Low-temperature fabrication of Y₂O₃/Ge gate stacks with ultrathin GeO_x interlayer and low interface states density characterized by a reliable deep-level transient spectroscopy method

Y₂O₃/Ge gate stacks with ultrathin GeO_x interlayer were fabricated by two-step rf sputtering using a Y₂O ₃ target followed by a vacuum-annealing, which were carried out in the same chamber without vacuum breaking. TiN-gate Ge metal-insulator- semiconductor (MIS) capacitors were fabricated with equivalent oxide thicknesses in the range of 2.1-2.3 nm. The highest temperature was 400 °C for the entire fabrication process.
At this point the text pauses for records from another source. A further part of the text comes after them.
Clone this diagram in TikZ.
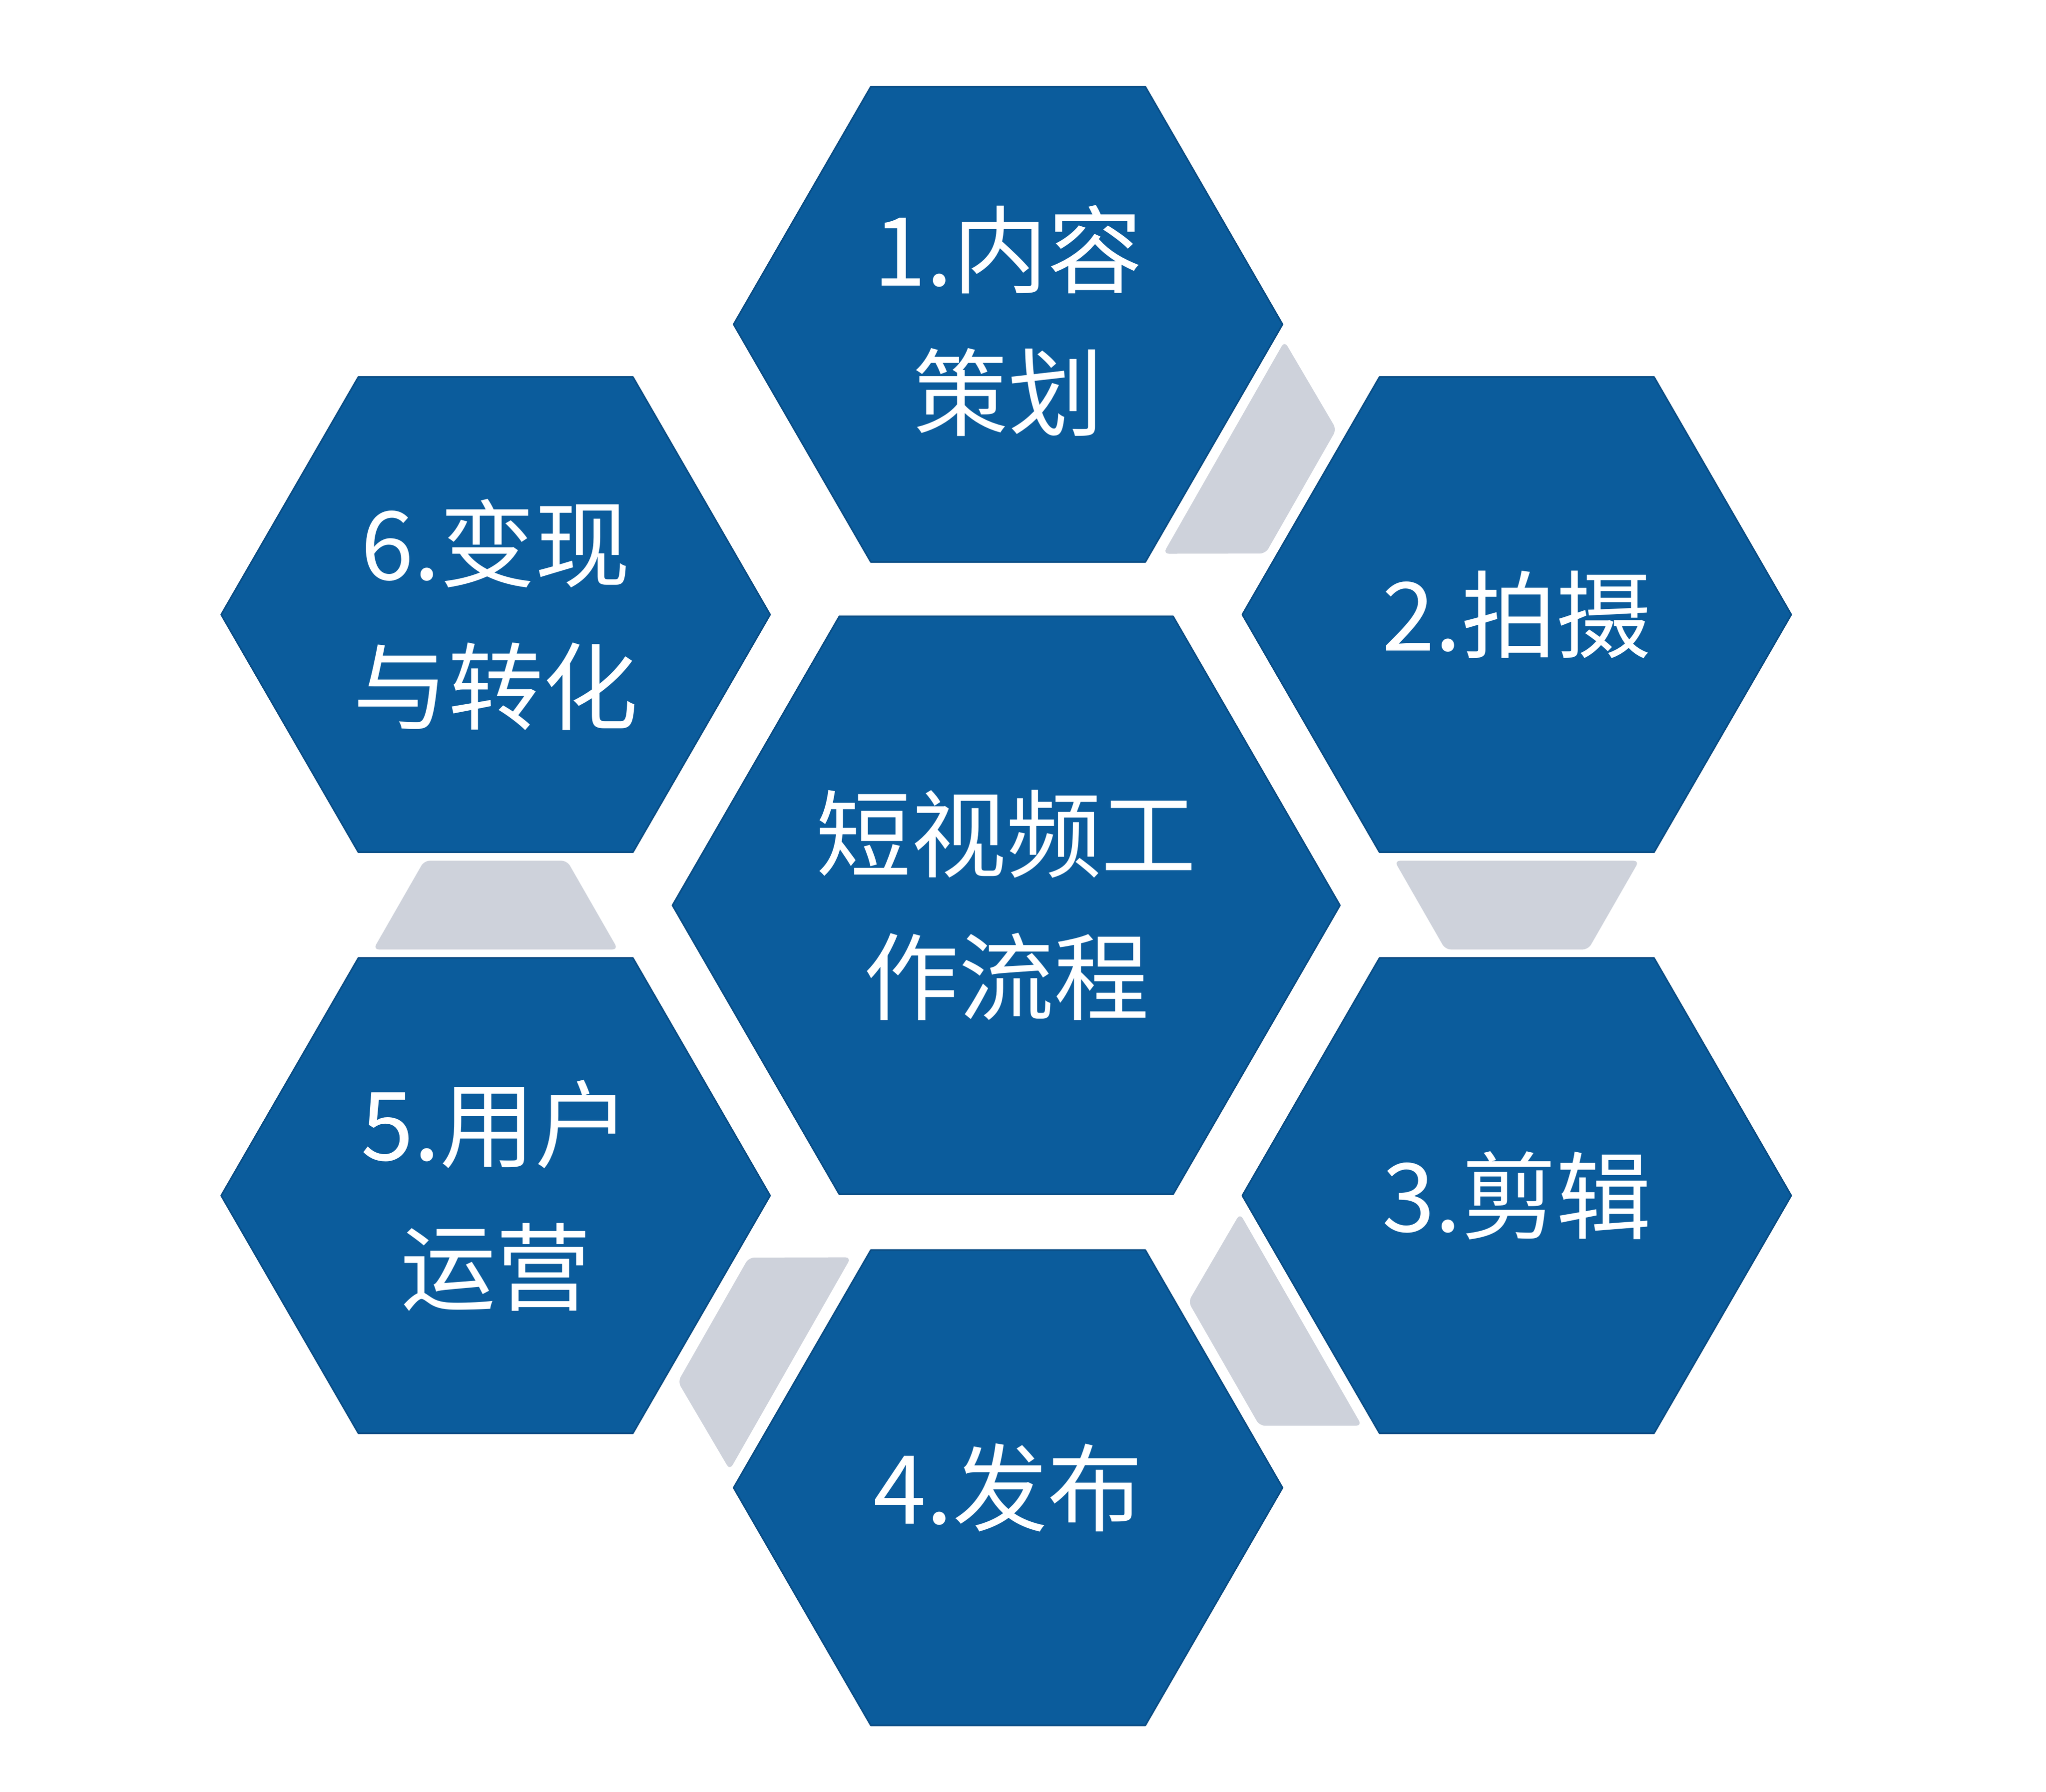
\documentclass[tikz,border=0pt]{standalone}
\usepackage{fontspec}
\newfontfamily\cjk{Noto Sans CJK SC}
\usetikzlibrary{calc}
\definecolor{hexblue}{HTML}{0B5C9C}
\definecolor{hexrim}{HTML}{0A4E86}
\definecolor{gapgray}{HTML}{CED2DB}
\tikzset{
  hexfill/.style={fill=hexblue, draw=hexrim, line width=1pt, line join=round},
  gapfill/.style={fill=gapgray, rounded corners=0.12cm},
  smalltext/.style={text=white, align=center, inner sep=0pt, font=\cjk\fontsize{58}{87}\selectfont},
  bigtext/.style={text=white, align=center, inner sep=0pt, font=\cjk\fontsize{58}{87}\selectfont},
}
\begin{document}
\begin{tikzpicture}[x=0.01cm,y=-0.01cm]
\fill[white] (0,0) rectangle (4384,3840);
\useasboundingbox (0,0) rectangle (4384,3840);
\coordinate (c0) at (2156,1940);
\coordinate (c1) at (2160,695);
\coordinate (c2) at (3250,1317);
\coordinate (c3) at (3250,2562);
\coordinate (c4) at (2160,3188);
\coordinate (c5) at (1062,2562);
\coordinate (c6) at (1062,1317);
% grey links between neighbouring steps
\foreach \a/\b in {c1/c2,c2/c3,c3/c4,c4/c5,c5/c6}{
  \coordinate (m) at ($(\a)!0.5!(\b)$);
  \coordinate (p) at ($(m)!0.95cm!(\a)$);
  \coordinate (q) at ($(m)!0.95cm!(\b)$);
  \fill[gapfill] ($(p)!2.62cm!90:(\a)$) -- ($(p)!2.62cm!-90:(\a)$)
     -- ($(q)!1.53cm!90:(\b)$) -- ($(q)!1.53cm!-90:(\b)$) -- cycle;
}
% hexagons
\foreach \n/\r in {c0/715,c1/588,c2/588,c3/588,c4/588,c5/588,c6/588}{
  \draw[hexfill] (\n) +(0:\r) -- +(60:\r) -- +(120:\r) -- +(180:\r)
     -- +(240:\r) -- +(300:\r) -- cycle;
}
\node[bigtext] (t0) at (c0) {短视频工\\作流程};
\node[smalltext] (t1) at ($(c1)+(0,-8)$) {1.内容\\策划};
\node[smalltext] (t2) at (c2) {2.拍摄};
\node[smalltext] (t3) at (c3) {3.剪辑};
\node[smalltext] (t4) at (c4) {4.发布};
\node[smalltext] (t5) at (c5) {5.用户\\运营};
\node[smalltext] (t6) at (c6) {6.变现\\与转化};
\end{tikzpicture}
\end{document}
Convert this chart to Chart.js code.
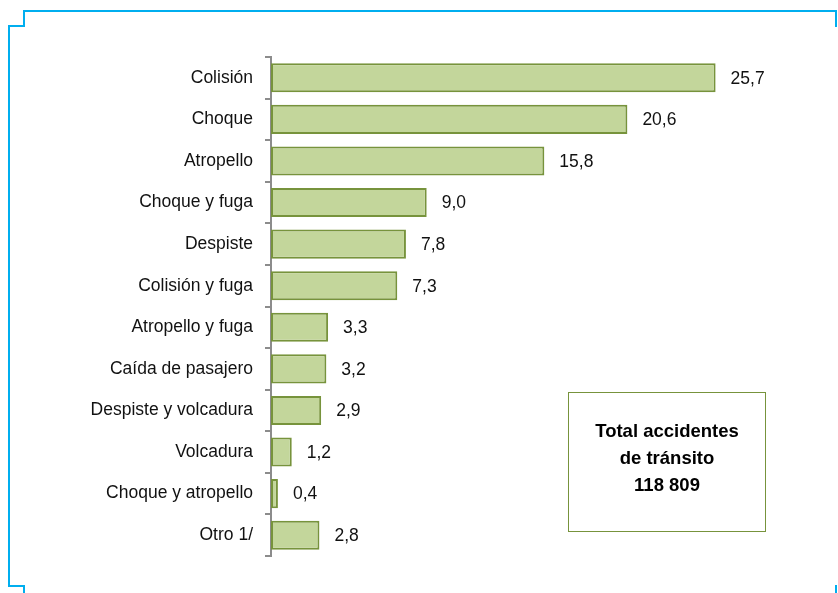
<!DOCTYPE html>
<html>
<head>
<meta charset="utf-8">
<script src="https://cdn.jsdelivr.net/npm/chart.js@4.4.1/dist/chart.umd.min.js"></script>
<style>
  html, body { margin: 0; padding: 0; background: #fff; }
  #wrap { width: 838px; height: 593px; position: relative; }
</style>
</head>
<body>
<div id="wrap"><canvas id="chart-accidentes"></canvas></div>
<script>
// Data read from the reference picture
const categories = ['Colisión', 'Choque', 'Atropello', 'Choque y fuga', 'Despiste', 'Colisión y fuga',
  'Atropello y fuga', 'Caída de pasajero', 'Despiste y volcadura', 'Volcadura', 'Choque y atropello', 'Otro 1/'];
const percentages = [25.7, 20.6, 15.8, 9.0, 7.8, 7.3, 3.3, 3.2, 2.9, 1.2, 0.4, 2.8];
const totalLines = ['Total accidentes', 'de tránsito', '118 809'];

const FONT = "'Liberation Sans', Arial, sans-serif";

// White background + blue frame with stepped corners
const framePlugin = {
  id: 'frame',
  beforeDraw(chart) {
    const ctx = chart.ctx;
    ctx.save();
    ctx.fillStyle = '#fff';
    ctx.fillRect(0, 0, chart.width, chart.height);
    ctx.strokeStyle = '#00aeef';
    ctx.lineWidth = 2;
    ctx.beginPath();
    ctx.moveTo(24, 593);
    ctx.lineTo(24, 586);
    ctx.lineTo(9, 586);
    ctx.lineTo(9, 26);
    ctx.lineTo(24, 26);
    ctx.lineTo(24, 11);
    ctx.lineTo(836, 11);
    ctx.lineTo(836, 27);
    ctx.stroke();
    ctx.beginPath();
    ctx.moveTo(836, 585);
    ctx.lineTo(836, 593);
    ctx.stroke();
    ctx.restore();
  }
};

// Value labels at bar ends + total box
const labelPlugin = {
  id: 'valueLabels',
  afterDatasetsDraw(chart) {
    const ctx = chart.ctx;
    const meta = chart.getDatasetMeta(0);
    ctx.save();
    ctx.font = '17.5px ' + FONT;
    ctx.fillStyle = '#111';
    ctx.textBaseline = 'middle';
    ctx.textAlign = 'left';
    meta.data.forEach((bar, i) => {
      const txt = percentages[i].toFixed(1).replace('.', ',');
      ctx.fillText(txt, bar.x + 15, bar.y + 1);
    });

    // total box
    ctx.strokeStyle = '#77933c';
    ctx.lineWidth = 1;
    ctx.strokeRect(568.5, 392.5, 197, 139);
    ctx.font = 'bold 18.5px ' + FONT;
    ctx.textAlign = 'center';
    ctx.fillStyle = '#000';
    totalLines.forEach((t, i) => {
      ctx.fillText(t, 667, 432 + i * 27);
    });
    ctx.restore();
  }
};

new Chart(document.getElementById('chart-accidentes'), {
  type: 'bar',
  data: {
    labels: categories,
    datasets: [{
      data: percentages,
      backgroundColor: '#c3d69b',
      borderColor: '#77933c',
      borderWidth: 2,
      borderSkipped: false,
      categoryPercentage: 1,
      barPercentage: 0.7
    }]
  },
  options: {
    indexAxis: 'y',
    responsive: true,
    maintainAspectRatio: false,
    animation: false,
    layout: {
      padding: { top: 57, bottom: 37, left: 0, right: 48 }
    },
    plugins: {
      legend: { display: false },
      tooltip: { enabled: false }
    },
    scales: {
      x: {
        display: false,
        min: 0,
        max: 30
      },
      y: {
        afterFit(scale) { scale.width = 271; },
        grid: {
          offset: true,
          drawOnChartArea: false,
          drawTicks: true,
          tickLength: 6,
          color: '#8c8c8c',
          lineWidth: 2
        },
        border: { color: '#8c8c8c', width: 2 },
        ticks: {
          color: '#111',
          padding: 12,
          font: { family: FONT, size: 17.5 }
        }
      }
    }
  },
  plugins: [framePlugin, labelPlugin]
});
</script>
</body>
</html>
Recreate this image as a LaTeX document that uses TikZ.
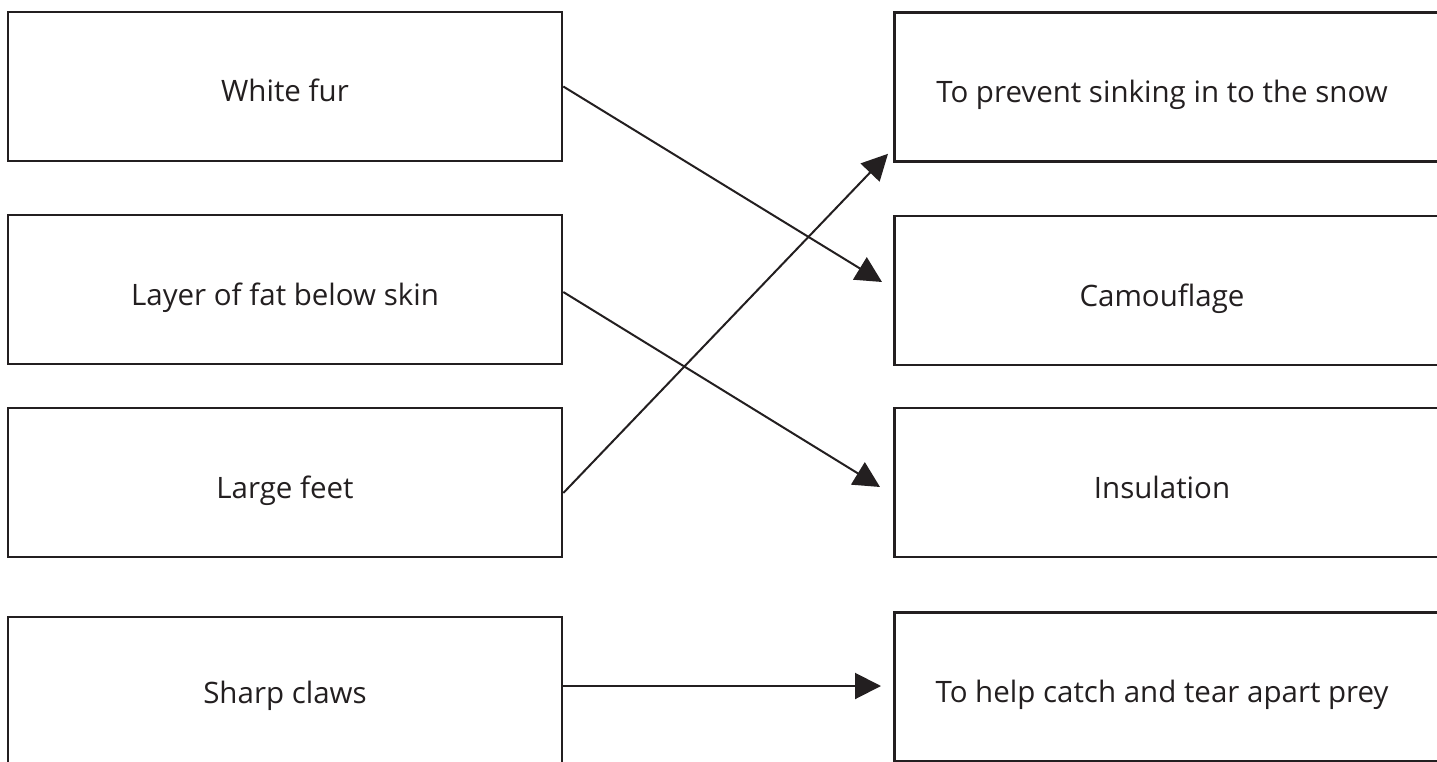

Interface states density (D_it) was characterized using a deep-level transient spectroscopy method with optimized injection pulse and quiescent reverse-bias voltages at each temperature. D _it values were approximately 4 × 10¹³, 5 × 10¹¹, and 3 × 10¹² cm^{- 2} eV^{- 1} at energy positions around valence band, mid-gap, and conduction band, respectively. The slow trap contribution was also small in the upper half of the band-gap, implying a potential application of the Y₂O₃/Ge gate stack to the fabrication of high-performance Ge-n-MIS field effect transistors.